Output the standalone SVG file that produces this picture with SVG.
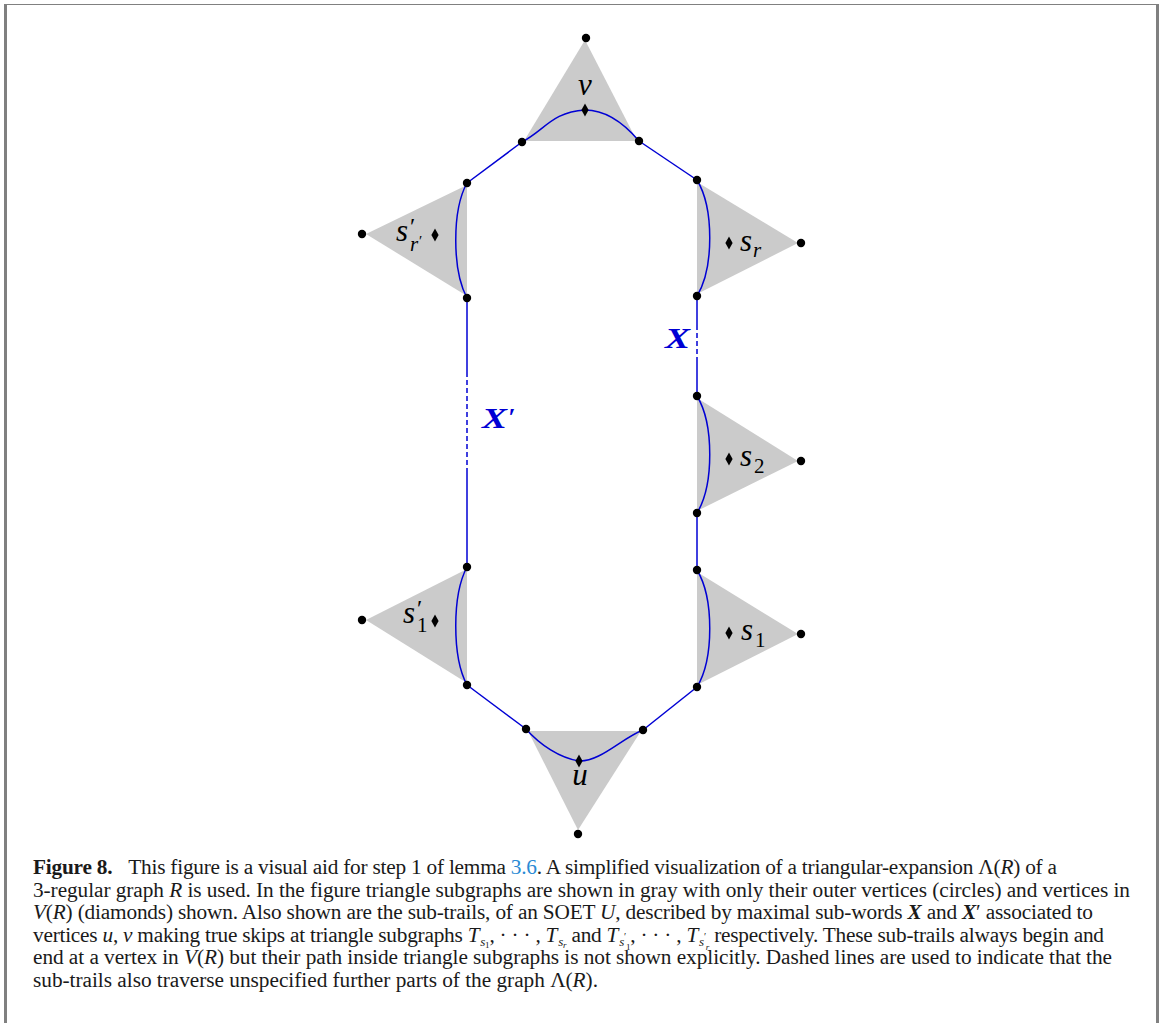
<svg xmlns="http://www.w3.org/2000/svg" width="1163" height="1023" viewBox="0 0 1163 1023">
<style>
.tri{fill:#cbcbcb;stroke:none}
.trail{fill:none;stroke:#0000d4;stroke-width:1.5}
.dash{fill:none;stroke:#0000d4;stroke-width:1.5;stroke-dasharray:5 3}
.m{font-family:"Liberation Serif","Times New Roman",serif;font-style:italic;fill:#000}
.up{font-family:"Liberation Serif","Times New Roman",serif;font-style:normal;fill:#000}
.bx{font-family:"Liberation Serif","Times New Roman",serif;font-style:italic;font-weight:bold;fill:#0000d4}
.cap{font-family:"Liberation Serif","Times New Roman",serif;font-size:21.3px;fill:#1a1a1a}
.i{font-style:italic}
.b{font-weight:bold}
.link{fill:#2a8ad4}
</style>
<defs>
<path id="dia" d="M0,-6.5 L3.6,0 L0,6.5 L-3.6,0 Z" fill="#000"/>
<circle id="pt" r="4.2" fill="#000"/>
</defs>
<rect x="0" y="0" width="1163" height="1023" fill="#fff"/>
<g id="frame" fill="none" stroke="#808080">
<line x1="4" y1="4.5" x2="1159" y2="4.5" stroke-width="1"/>
<line x1="5.5" y1="4" x2="5.5" y2="1023" stroke-width="3"/>
<line x1="1157.5" y1="4" x2="1157.5" y2="1023" stroke-width="3"/>
</g>

<g id="triangles">
<polygon id="tri-v" class="tri" points="585,40 524,141 637,141"/>
<polygon id="tri-srp" class="tri" points="366,234 467,185 467,296"/>
<polygon id="tri-sr" class="tri" points="697,182 798,243 697,294"/>
<polygon id="tri-s2" class="tri" points="697,398 798,461 697,511"/>
<polygon id="tri-s1" class="tri" points="697,572 798,634 697,685"/>
<polygon id="tri-s1p" class="tri" points="366,620 467,569 467,683"/>
<polygon id="tri-u" class="tri" points="528,731 641,731 578,830"/>
</g>

<g id="connectors">
<path class="trail" d="M522,142 C545,130 552,112 585,110 C610,110 628,128 639,141"/>
<path class="trail" d="M467,183 L522,142"/>
<path class="trail" d="M639,141 L697,180"/>
<path class="trail" d="M467,183 C452,210 452,270 467,298"/>
<path class="trail" d="M697,180 C714,208 714,268 697,296"/>
<path class="trail" d="M467,298 L467,372"/>
<path class="dash" d="M467,372 L467,470"/>
<path class="trail" d="M467,470 L467,567"/>
<path class="trail" d="M697,296 L697,325"/>
<path class="dash" d="M697,325 L697,360"/>
<path class="trail" d="M697,360 L697,396"/>
<path class="trail" d="M697,396 C714,424 714,485 697,513"/>
<path class="trail" d="M697,513 L697,570"/>
<path class="trail" d="M697,570 C714,598 714,659 697,687"/>
<path class="trail" d="M467,567 C452,595 452,657 467,685"/>
<path class="trail" d="M467,685 L526,729"/>
<path class="trail" d="M697,687 L643,730"/>
<path class="trail" d="M526,729 C540,745 560,758 579,761 C600,762 622,738 643,730"/>
</g>

<g id="node-v">
<use href="#pt" x="586" y="38"/>
<use href="#pt" x="522" y="142"/>
<use href="#pt" x="639" y="141"/>
<use href="#dia" x="585" y="110"/>
<text class="m" x="585" y="95" font-size="31" text-anchor="middle">v</text>
</g>
<g id="node-srp">
<use href="#pt" x="362" y="234"/>
<use href="#pt" x="467" y="183"/>
<use href="#pt" x="467" y="298"/>
<use href="#dia" x="435" y="235"/>
<text class="m" x="396" y="241" font-size="31">s</text>
<text class="up" x="410" y="234" font-size="24">′</text>
<text class="m" x="410" y="251" font-size="21">r</text>
<text class="up" x="419" y="246" font-size="15">′</text>
</g>
<g id="node-sr">
<use href="#pt" x="697" y="180"/>
<use href="#pt" x="697" y="296"/>
<use href="#pt" x="801" y="243"/>
<use href="#dia" x="729" y="243"/>
<text class="m" x="740" y="251" font-size="31">s</text>
<text class="m" x="753" y="257" font-size="21">r</text>
</g>
<g id="node-s2">
<use href="#pt" x="697" y="396"/>
<use href="#pt" x="697" y="513"/>
<use href="#pt" x="801" y="461"/>
<use href="#dia" x="729" y="459"/>
<text class="m" x="740" y="466" font-size="31">s</text>
<text class="up" x="754" y="473" font-size="21">2</text>
</g>
<g id="node-s1">
<use href="#pt" x="697" y="570"/>
<use href="#pt" x="697" y="687"/>
<use href="#pt" x="801" y="634"/>
<use href="#dia" x="729" y="633"/>
<text class="m" x="741" y="640" font-size="31">s</text>
<text class="up" x="755" y="647" font-size="21">1</text>
</g>
<g id="node-s1p">
<use href="#pt" x="467" y="567"/>
<use href="#pt" x="467" y="685"/>
<use href="#pt" x="362" y="620"/>
<use href="#dia" x="435" y="621"/>
<text class="m" x="403" y="623" font-size="31">s</text>
<text class="up" x="417" y="616" font-size="24">′</text>
<text class="up" x="417" y="632" font-size="21">1</text>
</g>
<g id="node-u">
<use href="#pt" x="526" y="729"/>
<use href="#pt" x="643" y="730"/>
<use href="#pt" x="578" y="834"/>
<use href="#dia" x="579" y="761"/>
<text class="m" x="580" y="785" font-size="31" text-anchor="middle">u</text>
</g>
<g id="labels">
<text class="bx" x="665" y="348" font-size="30" textLength="25" lengthAdjust="spacingAndGlyphs">X</text>
<text class="bx" x="482" y="428" font-size="30" textLength="25" lengthAdjust="spacingAndGlyphs">X</text>
<text class="bx" x="508" y="426" font-size="26" font-weight="normal" font-style="normal">′</text>
</g>

<g id="caption">
<text class="cap" x="33" y="874" textLength="1024" lengthAdjust="spacing"><tspan class="b">Figure 8.</tspan><tspan dx="16">This figure is a visual aid for step 1 of lemma </tspan><tspan class="link">3.6</tspan>. A simplified visualization of a triangular-expansion Λ(<tspan class="i">R</tspan>) of a</text>
<text class="cap" x="33" y="896.5" textLength="1097" lengthAdjust="spacing">3-regular graph <tspan class="i">R</tspan> is used. In the figure triangle subgraphs are shown in gray with only their outer vertices (circles) and vertices in</text>
<text class="cap" x="33" y="919" textLength="1060" lengthAdjust="spacing"><tspan class="i">V</tspan>(<tspan class="i">R</tspan>) (diamonds) shown. Also shown are the sub-trails, of an SOET <tspan class="i">U</tspan>, described by maximal sub-words <tspan class="i b">X</tspan> and <tspan class="i b">X</tspan>′ associated to</text>
<text class="cap" x="33" y="941.5" textLength="1071" lengthAdjust="spacing">vertices <tspan class="i">u</tspan>, <tspan class="i">v</tspan> making true skips at triangle subgraphs <tspan class="i">T</tspan><tspan class="i" font-size="13" dx="1" dy="4">s</tspan><tspan font-size="9" dy="2">1</tspan><tspan dy="-6">, · · · , </tspan><tspan class="i">T</tspan><tspan class="i" font-size="13" dx="1" dy="4">s</tspan><tspan class="i" font-size="9" dy="2">r</tspan><tspan dy="-6"> and </tspan><tspan class="i">T</tspan><tspan class="i" font-size="13" dx="1" dy="4">s</tspan><tspan font-size="10" dy="-6">′</tspan><tspan font-size="9" dy="10">1</tspan><tspan dy="-8">, · · · , </tspan><tspan class="i">T</tspan><tspan class="i" font-size="13" dx="1" dy="4">s</tspan><tspan font-size="10" dy="-6">′</tspan><tspan class="i" font-size="9" dy="10">r</tspan><tspan dy="-8"> respectively. These sub-trails always begin and</tspan></text>
<text class="cap" x="33" y="964" textLength="1079" lengthAdjust="spacing">end at a vertex in <tspan class="i">V</tspan>(<tspan class="i">R</tspan>) but their path inside triangle subgraphs is not shown explicitly. Dashed lines are used to indicate that the</text>
<text class="cap" x="33" y="986.5" textLength="565" lengthAdjust="spacing">sub-trails also traverse unspecified further parts of the graph Λ(<tspan class="i">R</tspan>).</text>
</g>
</svg>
◇ ◇ ◇ ◇ ◇ ◇ ◇
**Stated goal**
Count the lines that include the word "with" and state the result as a bare number.

**Answer**
2